Como teólogo y sociólogo empecé a preguntarme qué es realmente el Sodalicio y movimientos eclesiales parecidos. No es solo política, como en sus inicios; ahora es religión instrumentalizada para un plan político. Figari coincide con Marcial Maciel, fundador de los Legionarios de Cristo, un depravado en lo personal y con un proyecto político económico escondido tras una fachada religiosa. “¿Por qué han experimentado con este chico?”, me pregunté. No era el único. Es lo que hicieron con víctimas como Rey de Castro, conocido por ser un “esclavo de Figari”: servilismo y control mental. Recordé, entonces, algo que estudié en mi tesis: “los conquistadores como todos los tiranos intentan siempre desordenar los entendimientos de los indios a través de volverlos pusilánimes para que no piensen en su libertad”, de “Historia de las Indias” de Bartolomé de las Casas. El Sodalicio ha destruido a las personas, sometiéndolas a sus intereses de conquista. Esto no tiene nada de cristiano.

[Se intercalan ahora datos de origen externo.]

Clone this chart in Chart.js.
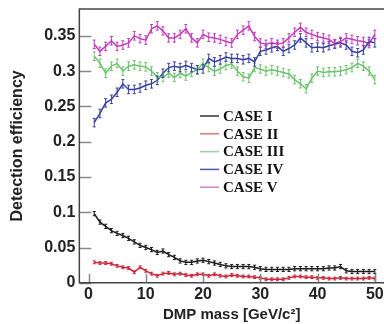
<!DOCTYPE html>
<html>
<head>
<meta charset="utf-8">
<script src="https://cdn.jsdelivr.net/npm/chart.js@4"></script>
<style>
  html, body { margin: 0; padding: 0; background: #fff; }
  #wrap { position: relative; width: 384px; height: 324px; }
</style>
</head>
<body>
<div id="wrap"><canvas id="eff-chart"></canvas></div>
<script>
// DMP mass points (GeV/c^2)
var masses = [];
for (var m = 1; m <= 50; m++) masses.push(m);

var seriesNames = ["CASE I", "CASE II", "CASE III", "CASE IV", "CASE V"];
var seriesColors = ["#1a1a1a", "#c8283c", "#6cc46c", "#3a40a0", "#c23cbc"];
var legendColors = ["#333333", "#e07878", "#9ad49a", "#4a58a8", "#d880c8"];

var caseI = [0.098, 0.086, 0.080, 0.074, 0.070, 0.067, 0.063, 0.058, 0.053, 0.050,
  0.047, 0.043, 0.045, 0.040, 0.036, 0.031, 0.029, 0.029, 0.031, 0.032,
  0.030, 0.028, 0.026, 0.024, 0.023, 0.023, 0.023, 0.023, 0.022, 0.020,
  0.019, 0.019, 0.019, 0.019, 0.019, 0.020, 0.020, 0.020, 0.020, 0.020,
  0.020, 0.021, 0.021, 0.023, 0.017, 0.016, 0.016, 0.016, 0.016, 0.016];
var caseII = [0.029, 0.028, 0.028, 0.027, 0.024, 0.022, 0.021, 0.015, 0.022, 0.017,
  0.013, 0.010, 0.013, 0.014, 0.012, 0.013, 0.011, 0.010, 0.012, 0.012,
  0.010, 0.012, 0.010, 0.009, 0.011, 0.010, 0.009, 0.009, 0.008, 0.007,
  0.005, 0.005, 0.005, 0.005, 0.007, 0.009, 0.009, 0.008, 0.008, 0.007,
  0.007, 0.006, 0.006, 0.007, 0.006, 0.006, 0.006, 0.006, 0.007, 0.006];
var caseIII = [0.321, 0.311, 0.297, 0.307, 0.311, 0.300, 0.307, 0.309, 0.307, 0.306,
  0.300, 0.292, 0.291, 0.297, 0.291, 0.297, 0.293, 0.298, 0.302, 0.311,
  0.305, 0.300, 0.303, 0.308, 0.310, 0.300, 0.292, 0.290, 0.305, 0.303,
  0.300, 0.302, 0.300, 0.298, 0.296, 0.288, 0.282, 0.275, 0.290, 0.300,
  0.298, 0.299, 0.299, 0.300, 0.302, 0.305, 0.311, 0.307, 0.300, 0.288];
var caseIV = [0.227, 0.240, 0.255, 0.260, 0.270, 0.282, 0.274, 0.274, 0.276, 0.280,
  0.282, 0.287, 0.297, 0.305, 0.307, 0.305, 0.308, 0.305, 0.302, 0.303,
  0.318, 0.313, 0.316, 0.320, 0.318, 0.318, 0.316, 0.318, 0.313, 0.328,
  0.330, 0.333, 0.335, 0.328, 0.332, 0.337, 0.347, 0.340, 0.333, 0.334,
  0.333, 0.336, 0.338, 0.340, 0.337, 0.328, 0.326, 0.330, 0.342, 0.340];
var caseV = [0.338, 0.328, 0.335, 0.343, 0.335, 0.337, 0.340, 0.350, 0.346, 0.344,
  0.360, 0.364, 0.357, 0.347, 0.347, 0.352, 0.360, 0.347, 0.340, 0.352,
  0.348, 0.347, 0.345, 0.342, 0.340, 0.352, 0.358, 0.364, 0.349, 0.340,
  0.338, 0.340, 0.338, 0.340, 0.347, 0.355, 0.362, 0.355, 0.352, 0.349,
  0.347, 0.345, 0.339, 0.342, 0.347, 0.345, 0.343, 0.342, 0.339, 0.352];
// half-size of the error bars per series
var errorSizes = [0.003, 0.002, 0.006, 0.006, 0.006];

var xTicks = [0, 10, 20, 30, 40, 50];
var yTicks = [0, 0.05, 0.1, 0.15, 0.2, 0.25, 0.3, 0.35];

var allValues = [caseI, caseII, caseIII, caseIV, caseV];
var datasets = allValues.map(function (vals, i) {
  return {
    label: seriesNames[i],
    data: vals.map(function (v, k) { return { x: masses[k], y: v }; }),
    borderColor: seriesColors[i],
    borderWidth: 1.5,
    pointRadius: 0,
    tension: 0,
    errSize: errorSizes[i]
  };
});

// error bars, frame, inward ticks and the legend box
var extras = {
  id: "extras",
  afterDatasetsDraw: function (chart) {
    var ctx = chart.ctx, xs = chart.scales.x, ys = chart.scales.y, a = chart.chartArea;
    ctx.save();
    chart.data.datasets.forEach(function (ds) {
      ctx.strokeStyle = ds.borderColor;
      ctx.lineWidth = 1;
      ds.data.forEach(function (p) {
        var px = xs.getPixelForValue(p.x);
        var y1 = ys.getPixelForValue(p.y - ds.errSize);
        var y2 = ys.getPixelForValue(p.y + ds.errSize);
        ctx.beginPath();
        ctx.moveTo(px, y1); ctx.lineTo(px, y2);
        ctx.moveTo(px - 1.5, y1); ctx.lineTo(px + 1.5, y1);
        ctx.moveTo(px - 1.5, y2); ctx.lineTo(px + 1.5, y2);
        ctx.stroke();
      });
    });
    // inward ticks
    ctx.strokeStyle = "#888";
    ctx.lineWidth = 1.5;
    yTicks.forEach(function (v) {
      var py = Math.round(ys.getPixelForValue(v)) + 0.5;
      ctx.beginPath(); ctx.moveTo(a.left, py); ctx.lineTo(a.left + 12, py); ctx.stroke();
    });
    xTicks.forEach(function (v) {
      var px = Math.round(xs.getPixelForValue(v)) + 0.5;
      ctx.beginPath(); ctx.moveTo(px, a.bottom); ctx.lineTo(px, a.bottom - 9); ctx.stroke();
    });
    // frame: top, left and bottom lines, open on the right
    ctx.strokeStyle = "#444";
    ctx.lineWidth = 1.5;
    ctx.beginPath();
    ctx.moveTo(chart.width, a.top); ctx.lineTo(a.left, a.top);
    ctx.lineTo(a.left, a.bottom); ctx.lineTo(chart.width, a.bottom);
    ctx.stroke();
    // legend
    ctx.font = "bold 15px 'Liberation Serif', serif";
    ctx.textBaseline = "middle";
    seriesNames.forEach(function (name, i) {
      var ly = 116 + i * 17.8;
      ctx.strokeStyle = legendColors[i];
      ctx.lineWidth = 1.5;
      ctx.beginPath(); ctx.moveTo(200, ly); ctx.lineTo(219, ly); ctx.stroke();
      ctx.fillStyle = "#111";
      ctx.fillText(name, 223, ly + 1);
    });
    ctx.restore();
  }
};

var sans = "'Liberation Sans', Arial, sans-serif";

new Chart(document.getElementById("eff-chart").getContext("2d"), {
  type: "line",
  data: { datasets: datasets },
  options: {
    responsive: true,
    maintainAspectRatio: false,
    animation: false,
    events: [],
    layout: { padding: { top: 9, right: 0, left: 8, bottom: 0 } },
    plugins: { legend: { display: false }, tooltip: { enabled: false } },
    scales: {
      x: {
        type: "linear",
        min: -1.6,
        max: 51.6,
        afterBuildTicks: function (s) { s.ticks = xTicks.map(function (v) { return { value: v }; }); },
        afterFit: function (s) { s.paddingRight = 0; s.paddingLeft = 0; },
        grid: { display: false, drawTicks: false },
        border: { display: false },
        ticks: {
          color: "#222",
          padding: 2,
          maxRotation: 0,
          font: { family: sans, size: 16, weight: "bold" }
        },
        title: {
          display: true,
          text: "DMP mass [GeV/c\u00b2]",
          color: "#222",
          padding: { top: 0, bottom: 0 },
          font: { family: sans, size: 15, weight: "bold" }
        }
      },
      y: {
        min: 0,
        max: 0.388,
        afterBuildTicks: function (s) { s.ticks = yTicks.map(function (v) { return { value: v }; }); },
        afterFit: function (s) { s.paddingTop = 0; s.paddingBottom = 0; },
        grid: { display: false, drawTicks: false },
        border: { display: false },
        ticks: {
          color: "#222",
          padding: 4,
          callback: function (v) { return String(Number(v.toFixed(2))); },
          font: { family: sans, size: 16, weight: "bold" }
        },
        title: {
          display: true,
          text: "Detection efficiency",
          color: "#222",
          padding: { top: 0, bottom: 13 },
          font: { family: sans, size: 16, weight: "bold" }
        }
      }
    }
  },
  plugins: [extras]
});
</script>
</body>
</html>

Mi hipótesis es que el Sodalicio obedece a un proyecto político. Es la resurrección del fascismo en América Latina, usando arteramente la Iglesia, mediante métodos sectarios, experimentando cuan fuerte eres o forzándote a dormir boca abajo en unas escaleras para forjar el carácter. Es decir, puro ascetismo pelagiano. Todo ello deriva hacia un control mental de personas que terminan convertidas en ejércitos de robots que conquistan y dominan. Mi idea es que, si América Latina es una reserva católica sometida a mil y un intereses ajenos, entes como el Sodalicio impiden que se desarrolle un cambio en ella. Llegaríamos a este cambio si anunciáramos el amor gratuito de Cristo y, en libertad, donde cada uno tiene “todo el tiempo de la vida para convertirse”, como gustaba decir Las Casas. Jesuitas y dominicos eran ejército y sus reducciones buscaban un cambio social con el aporte de la fe. Pero estos movimientos son reducción total y el cambio político que pretenden, su lucha contra el marxismo en este caso, pasa por someter a las personas.
El uso de la religión para fines ajenos a la extensión de la buena noticia de Jesús es lo más destructivo para la Iglesia Católica. Por ello, he llegado a la conclusión que en el Sodalicio no hay carisma. Solo hay carisma cuando la persona recibe un don del espíritu para toda la Iglesia y sus obras son buenas. El fundador y el grupo pueden cometer errores y pecados, pero el balance es altamente positivo por las obras buenas generadas. Figari, en cambio, verificado como abusador, y con él gran parte del núcleo fundacional y otros, inventó un presunto carisma para proteger un proyecto político y sectario. Este experimento lo compraron gente bienintencionada que creían que era un proyecto bueno para luchar por Perú. Pero no es este el camino. No el de la manipulación sectaria.
El Sodalicio y los otros grupos fundados por Figari no son salvables porque nacen mal y sus frutos a lo largo de los últimos cincuenta años así lo demuestran. Al servicio de la guerra fría latinoamericana, ha sido una máquina destructora de personas, inventado una fe que encubre sus delitos y su ambición de dominio político y económico. No hay nada espontaneo en sus miembros. No hay libertad y sin ella no hay fe. Como experimento fallido, debería ser suprimido por la Iglesia.